Images excluded, repeat each entry below exactly.

## Data records
# # #

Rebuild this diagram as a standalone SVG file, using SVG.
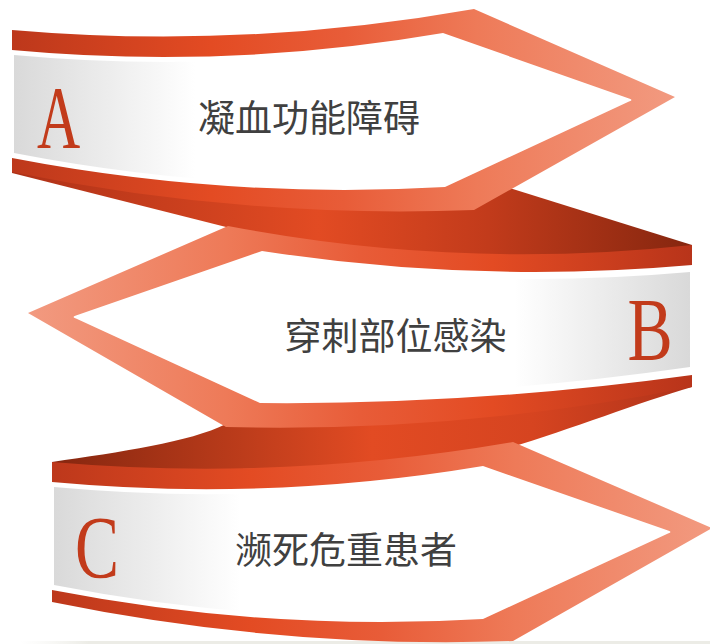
<svg xmlns="http://www.w3.org/2000/svg" width="710" height="644" viewBox="0 0 710 644">
  <defs>
    <linearGradient id="gA" gradientUnits="userSpaceOnUse" x1="12" y1="0" x2="675" y2="0">
      <stop offset="0" stop-color="#bd381b"/>
      <stop offset="0.3" stop-color="#e34b23"/>
      <stop offset="0.5" stop-color="#e85c38"/>
      <stop offset="0.7" stop-color="#ee7a58"/>
      <stop offset="1" stop-color="#f29a80"/>
    </linearGradient>
    <linearGradient id="gB" gradientUnits="userSpaceOnUse" x1="692" y1="0" x2="28" y2="0">
      <stop offset="0" stop-color="#b8341a"/>
      <stop offset="0.3" stop-color="#e34b23"/>
      <stop offset="0.5" stop-color="#e85c38"/>
      <stop offset="0.7" stop-color="#ee7a58"/>
      <stop offset="1" stop-color="#f29a80"/>
    </linearGradient>
    <linearGradient id="gC" gradientUnits="userSpaceOnUse" x1="52" y1="0" x2="712" y2="0">
      <stop offset="0" stop-color="#bd381b"/>
      <stop offset="0.3" stop-color="#e34b23"/>
      <stop offset="0.5" stop-color="#e85c38"/>
      <stop offset="0.7" stop-color="#ee7a58"/>
      <stop offset="1" stop-color="#f29a80"/>
    </linearGradient>
    <linearGradient id="fAB" gradientUnits="userSpaceOnUse" x1="12" y1="0" x2="692" y2="0">
      <stop offset="0" stop-color="#ae3117"/>
      <stop offset="0.45" stop-color="#e24b23"/>
      <stop offset="0.7" stop-color="#c23b1b"/>
      <stop offset="1" stop-color="#85260f"/>
    </linearGradient>
    <linearGradient id="fBC" gradientUnits="userSpaceOnUse" x1="52" y1="0" x2="692" y2="0">
      <stop offset="0" stop-color="#85260f"/>
      <stop offset="0.5" stop-color="#e24b23"/>
      <stop offset="0.75" stop-color="#d64420"/>
      <stop offset="1" stop-color="#b0331a"/>
    </linearGradient>
    <linearGradient id="pA" gradientUnits="userSpaceOnUse" x1="14" y1="0" x2="195" y2="0">
      <stop offset="0" stop-color="#d9d9d9"/>
      <stop offset="1" stop-color="#ffffff"/>
    </linearGradient>
    <linearGradient id="pB" gradientUnits="userSpaceOnUse" x1="690" y1="0" x2="515" y2="0">
      <stop offset="0" stop-color="#d9d9d9"/>
      <stop offset="1" stop-color="#ffffff"/>
    </linearGradient>
    <linearGradient id="pC" gradientUnits="userSpaceOnUse" x1="54" y1="0" x2="240" y2="0">
      <stop offset="0" stop-color="#d9d9d9"/>
      <stop offset="1" stop-color="#ffffff"/>
    </linearGradient>
    <linearGradient id="gnd" gradientUnits="userSpaceOnUse" x1="20" y1="0" x2="710" y2="0">
      <stop offset="0" stop-color="#f2f2ee" stop-opacity="0"/>
      <stop offset="0.1" stop-color="#ececE6"/>
      <stop offset="1" stop-color="#ececE6"/>
    </linearGradient>
  </defs>
  <style>
    .inner { fill: #ffffff; }
    .label { font-family: "Noto Sans CJK SC", "Noto Sans", sans-serif; font-size: 37px; fill: #404040; text-anchor: middle; }
    .letter { font-family: "Liberation Serif", "DejaVu Serif", serif; font-size: 88px; fill: #c23b1b; text-anchor: middle; }
  </style>

  <rect x="20" y="641" width="690" height="3" fill="url(#gnd)"/>

  <g id="connectors">
    <path id="fold-ab" fill="url(#fAB)" d="M12,168 L500,185 L692,245 L692,256 Q460,278 230,228 L12,173 Z"/>
    <path id="fold-bc" fill="url(#fBC)" d="M52,462 C120,452 190,442 226,424 Q460,400 692,378 L692,387 C620,408 520,450 440,466 L52,472 Z"/>
  </g>

  <g id="band-a">
    <path fill="url(#gA)" d="M12,30 Q243,50 474,9 L675,97 L474,210 Q243,219 12,172 Z"/>
    <path class="inner" d="M12,50 Q228,70 443,33 L629,98.5 Q634,100 629,101.5 L445,187 Q228,199.5 12,158 Z"/>
    <path fill="url(#pA)" d="M14,55 Q228,75 443,38 L443,182 Q228,194.5 14,153 Z"/>
    <text class="letter" transform="translate(58.5,147) scale(0.68,1)">A</text>
    <text class="label" x="309" y="132">凝血功能障碍</text>
  </g>

  <g id="band-b">
    <path fill="url(#gB)" d="M692,245 Q460,270.5 228,226 L28,313 L226,427 Q459,433 692,387 Z"/>
    <path class="inner" d="M692,265 Q477,284 262,251 L76,315.5 Q71,317 76,318.5 L260,403 Q476,405 692,375 Z"/>
    <path fill="url(#pB)" d="M690,272 Q477,291 262,258 L262,396 Q476,398 690,367 Z"/>
    <text class="letter" transform="translate(650,359) scale(0.77,1)">B</text>
    <text class="label" x="395.5" y="350">穿刺部位感染</text>
  </g>

  <g id="band-c">
    <path fill="url(#gC)" d="M52,462 Q282,482 513,442 L712,528 L513,641 Q282,649 52,602 Z"/>
    <path class="inner" d="M52,482 Q268,502 483,466 L668,530.5 Q673,532 668,533.5 L483,619 Q268,632 52,590 Z"/>
    <path fill="url(#pC)" d="M54,487 Q268,507 483,471 L483,614 Q268,627 54,585 Z"/>
    <text class="letter" transform="translate(97,577) scale(0.75,1)">C</text>
    <text class="label" x="346" y="564">濒死危重患者</text>
  </g>
</svg>
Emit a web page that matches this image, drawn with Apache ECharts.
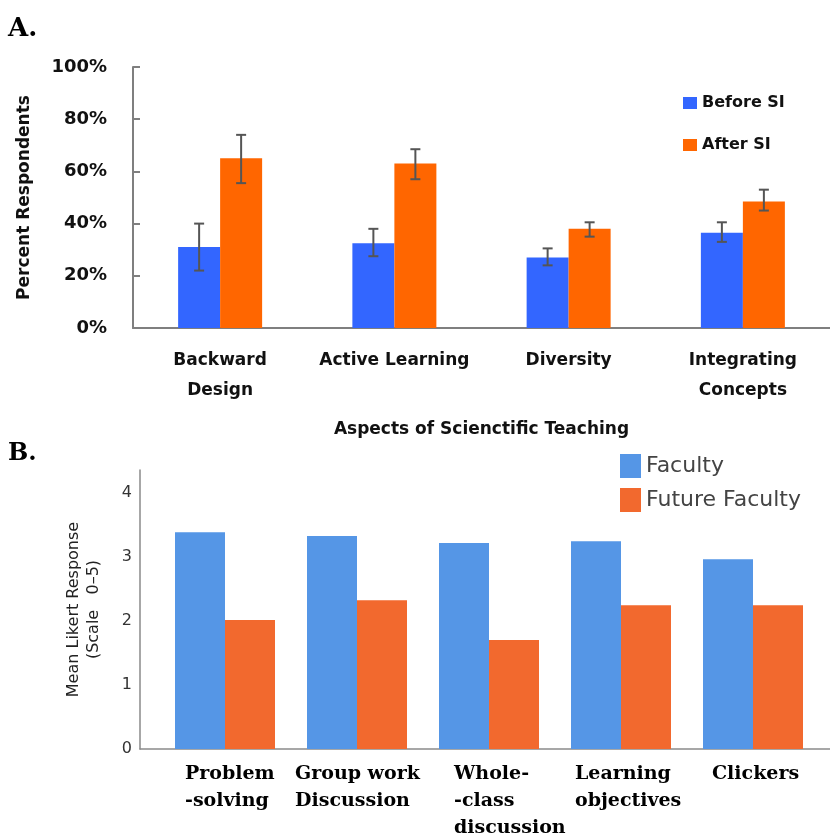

# # #

## RIGHT ANSWER
Rebuild this diagram as a standalone SVG file, using SVG.
<svg xmlns="http://www.w3.org/2000/svg" width="710" height="644" viewBox="0 0 710 644">
  <defs>
    <linearGradient id="gA" gradientUnits="userSpaceOnUse" x1="12" y1="0" x2="675" y2="0">
      <stop offset="0" stop-color="#bd381b"/>
      <stop offset="0.3" stop-color="#e34b23"/>
      <stop offset="0.5" stop-color="#e85c38"/>
      <stop offset="0.7" stop-color="#ee7a58"/>
      <stop offset="1" stop-color="#f29a80"/>
    </linearGradient>
    <linearGradient id="gB" gradientUnits="userSpaceOnUse" x1="692" y1="0" x2="28" y2="0">
      <stop offset="0" stop-color="#b8341a"/>
      <stop offset="0.3" stop-color="#e34b23"/>
      <stop offset="0.5" stop-color="#e85c38"/>
      <stop offset="0.7" stop-color="#ee7a58"/>
      <stop offset="1" stop-color="#f29a80"/>
    </linearGradient>
    <linearGradient id="gC" gradientUnits="userSpaceOnUse" x1="52" y1="0" x2="712" y2="0">
      <stop offset="0" stop-color="#bd381b"/>
      <stop offset="0.3" stop-color="#e34b23"/>
      <stop offset="0.5" stop-color="#e85c38"/>
      <stop offset="0.7" stop-color="#ee7a58"/>
      <stop offset="1" stop-color="#f29a80"/>
    </linearGradient>
    <linearGradient id="fAB" gradientUnits="userSpaceOnUse" x1="12" y1="0" x2="692" y2="0">
      <stop offset="0" stop-color="#ae3117"/>
      <stop offset="0.45" stop-color="#e24b23"/>
      <stop offset="0.7" stop-color="#c23b1b"/>
      <stop offset="1" stop-color="#85260f"/>
    </linearGradient>
    <linearGradient id="fBC" gradientUnits="userSpaceOnUse" x1="52" y1="0" x2="692" y2="0">
      <stop offset="0" stop-color="#85260f"/>
      <stop offset="0.5" stop-color="#e24b23"/>
      <stop offset="0.75" stop-color="#d64420"/>
      <stop offset="1" stop-color="#b0331a"/>
    </linearGradient>
    <linearGradient id="pA" gradientUnits="userSpaceOnUse" x1="14" y1="0" x2="195" y2="0">
      <stop offset="0" stop-color="#d9d9d9"/>
      <stop offset="1" stop-color="#ffffff"/>
    </linearGradient>
    <linearGradient id="pB" gradientUnits="userSpaceOnUse" x1="690" y1="0" x2="515" y2="0">
      <stop offset="0" stop-color="#d9d9d9"/>
      <stop offset="1" stop-color="#ffffff"/>
    </linearGradient>
    <linearGradient id="pC" gradientUnits="userSpaceOnUse" x1="54" y1="0" x2="240" y2="0">
      <stop offset="0" stop-color="#d9d9d9"/>
      <stop offset="1" stop-color="#ffffff"/>
    </linearGradient>
    <linearGradient id="gnd" gradientUnits="userSpaceOnUse" x1="20" y1="0" x2="710" y2="0">
      <stop offset="0" stop-color="#f2f2ee" stop-opacity="0"/>
      <stop offset="0.1" stop-color="#ececE6"/>
      <stop offset="1" stop-color="#ececE6"/>
    </linearGradient>
  </defs>
  <style>
    .inner { fill: #ffffff; }
    .label { font-family: "Noto Sans CJK SC", "Noto Sans", sans-serif; font-size: 37px; fill: #404040; text-anchor: middle; }
    .letter { font-family: "Liberation Serif", "DejaVu Serif", serif; font-size: 88px; fill: #c23b1b; text-anchor: middle; }
  </style>

  <rect x="20" y="641" width="690" height="3" fill="url(#gnd)"/>

  <g id="connectors">
    <path id="fold-ab" fill="url(#fAB)" d="M12,168 L500,185 L692,245 L692,256 Q460,278 230,228 L12,173 Z"/>
    <path id="fold-bc" fill="url(#fBC)" d="M52,462 C120,452 190,442 226,424 Q460,400 692,378 L692,387 C620,408 520,450 440,466 L52,472 Z"/>
  </g>

  <g id="band-a">
    <path fill="url(#gA)" d="M12,30 Q243,50 474,9 L675,97 L474,210 Q243,219 12,172 Z"/>
    <path class="inner" d="M12,50 Q228,70 443,33 L629,98.5 Q634,100 629,101.5 L445,187 Q228,199.5 12,158 Z"/>
    <path fill="url(#pA)" d="M14,55 Q228,75 443,38 L443,182 Q228,194.5 14,153 Z"/>
    <text class="letter" transform="translate(58.5,147) scale(0.68,1)">A</text>
    <text class="label" x="309" y="132">凝血功能障碍</text>
  </g>

  <g id="band-b">
    <path fill="url(#gB)" d="M692,245 Q460,270.5 228,226 L28,313 L226,427 Q459,433 692,387 Z"/>
    <path class="inner" d="M692,265 Q477,284 262,251 L76,315.5 Q71,317 76,318.5 L260,403 Q476,405 692,375 Z"/>
    <path fill="url(#pB)" d="M690,272 Q477,291 262,258 L262,396 Q476,398 690,367 Z"/>
    <text class="letter" transform="translate(650,359) scale(0.77,1)">B</text>
    <text class="label" x="395.5" y="350">穿刺部位感染</text>
  </g>

  <g id="band-c">
    <path fill="url(#gC)" d="M52,462 Q282,482 513,442 L712,528 L513,641 Q282,649 52,602 Z"/>
    <path class="inner" d="M52,482 Q268,502 483,466 L668,530.5 Q673,532 668,533.5 L483,619 Q268,632 52,590 Z"/>
    <path fill="url(#pC)" d="M54,487 Q268,507 483,471 L483,614 Q268,627 54,585 Z"/>
    <text class="letter" transform="translate(97,577) scale(0.75,1)">C</text>
    <text class="label" x="346" y="564">濒死危重患者</text>
  </g>
</svg>
Emit a web page that matches this image, drawn with Apache ECharts.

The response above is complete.